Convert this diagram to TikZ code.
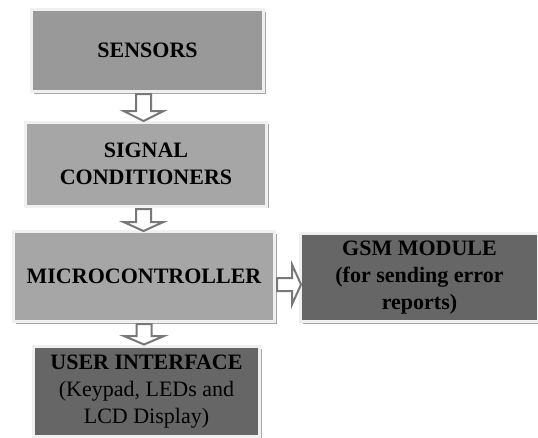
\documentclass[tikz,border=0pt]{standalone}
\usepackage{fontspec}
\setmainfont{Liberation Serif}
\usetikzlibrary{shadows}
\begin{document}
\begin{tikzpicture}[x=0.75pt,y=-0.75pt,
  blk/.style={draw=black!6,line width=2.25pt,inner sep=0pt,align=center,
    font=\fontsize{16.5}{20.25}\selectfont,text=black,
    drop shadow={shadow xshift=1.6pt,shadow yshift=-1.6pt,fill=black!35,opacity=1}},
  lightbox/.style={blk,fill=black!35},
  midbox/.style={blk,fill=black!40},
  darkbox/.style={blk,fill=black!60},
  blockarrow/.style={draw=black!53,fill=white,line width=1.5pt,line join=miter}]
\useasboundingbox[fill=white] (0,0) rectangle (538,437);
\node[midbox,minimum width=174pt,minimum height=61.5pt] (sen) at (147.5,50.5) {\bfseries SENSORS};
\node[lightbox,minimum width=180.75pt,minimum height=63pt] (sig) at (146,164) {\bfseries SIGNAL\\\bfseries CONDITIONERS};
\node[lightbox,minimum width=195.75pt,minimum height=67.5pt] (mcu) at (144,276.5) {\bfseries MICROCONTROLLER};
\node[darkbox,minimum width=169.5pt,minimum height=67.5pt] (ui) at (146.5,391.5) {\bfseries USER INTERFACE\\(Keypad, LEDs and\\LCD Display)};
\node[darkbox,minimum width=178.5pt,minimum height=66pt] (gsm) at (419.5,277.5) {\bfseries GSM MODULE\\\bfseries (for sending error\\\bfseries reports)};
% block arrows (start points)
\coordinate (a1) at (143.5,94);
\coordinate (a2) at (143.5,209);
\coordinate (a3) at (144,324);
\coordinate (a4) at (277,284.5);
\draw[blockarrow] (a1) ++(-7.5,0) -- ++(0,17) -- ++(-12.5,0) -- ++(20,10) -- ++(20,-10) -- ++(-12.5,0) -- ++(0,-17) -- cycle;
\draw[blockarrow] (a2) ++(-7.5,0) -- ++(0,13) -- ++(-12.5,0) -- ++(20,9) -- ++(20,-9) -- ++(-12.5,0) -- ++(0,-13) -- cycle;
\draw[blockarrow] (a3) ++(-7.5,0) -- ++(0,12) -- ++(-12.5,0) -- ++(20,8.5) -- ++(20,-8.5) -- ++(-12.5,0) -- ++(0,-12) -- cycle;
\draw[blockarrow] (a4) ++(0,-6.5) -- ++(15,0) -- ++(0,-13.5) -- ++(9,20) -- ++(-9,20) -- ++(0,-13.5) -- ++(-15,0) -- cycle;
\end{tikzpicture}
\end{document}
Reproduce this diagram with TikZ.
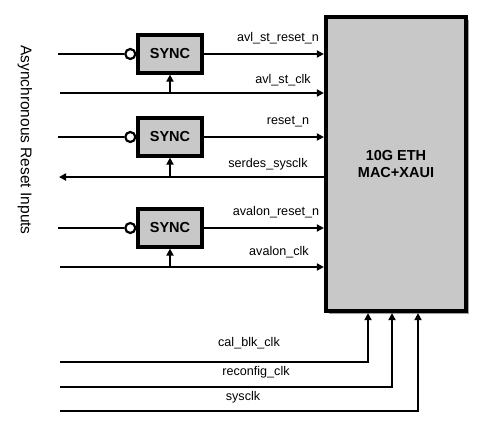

----------

(Goal)
Except for the pictures, reproduce every line exactly.

(Task solution)
Convert this diagram to TikZ code.
\documentclass[tikz,border=0pt]{standalone}
\usepackage{fontspec}
\setmainfont{Liberation Serif}
\usetikzlibrary{shadows}
\begin{document}
\begin{tikzpicture}[x=0.75pt,y=-0.75pt,
  blk/.style={draw=black!6,line width=2.25pt,inner sep=0pt,align=center,
    font=\fontsize{16.5}{20.25}\selectfont,text=black,
    drop shadow={shadow xshift=1.6pt,shadow yshift=-1.6pt,fill=black!35,opacity=1}},
  lightbox/.style={blk,fill=black!35},
  midbox/.style={blk,fill=black!40},
  darkbox/.style={blk,fill=black!60},
  blockarrow/.style={draw=black!53,fill=white,line width=1.5pt,line join=miter}]
\useasboundingbox[fill=white] (0,0) rectangle (538,437);
\node[midbox,minimum width=174pt,minimum height=61.5pt] (sen) at (147.5,50.5) {\bfseries SENSORS};
\node[lightbox,minimum width=180.75pt,minimum height=63pt] (sig) at (146,164) {\bfseries SIGNAL\\\bfseries CONDITIONERS};
\node[lightbox,minimum width=195.75pt,minimum height=67.5pt] (mcu) at (144,276.5) {\bfseries MICROCONTROLLER};
\node[darkbox,minimum width=169.5pt,minimum height=67.5pt] (ui) at (146.5,391.5) {\bfseries USER INTERFACE\\(Keypad, LEDs and\\LCD Display)};
\node[darkbox,minimum width=178.5pt,minimum height=66pt] (gsm) at (419.5,277.5) {\bfseries GSM MODULE\\\bfseries (for sending error\\\bfseries reports)};
% block arrows (start points)
\coordinate (a1) at (143.5,94);
\coordinate (a2) at (143.5,209);
\coordinate (a3) at (144,324);
\coordinate (a4) at (277,284.5);
\draw[blockarrow] (a1) ++(-7.5,0) -- ++(0,17) -- ++(-12.5,0) -- ++(20,10) -- ++(20,-10) -- ++(-12.5,0) -- ++(0,-17) -- cycle;
\draw[blockarrow] (a2) ++(-7.5,0) -- ++(0,13) -- ++(-12.5,0) -- ++(20,9) -- ++(20,-9) -- ++(-12.5,0) -- ++(0,-13) -- cycle;
\draw[blockarrow] (a3) ++(-7.5,0) -- ++(0,12) -- ++(-12.5,0) -- ++(20,8.5) -- ++(20,-8.5) -- ++(-12.5,0) -- ++(0,-12) -- cycle;
\draw[blockarrow] (a4) ++(0,-6.5) -- ++(15,0) -- ++(0,-13.5) -- ++(9,20) -- ++(-9,20) -- ++(0,-13.5) -- ++(-15,0) -- cycle;
\end{tikzpicture}
\end{document}
Reproduce this diagram with TikZ.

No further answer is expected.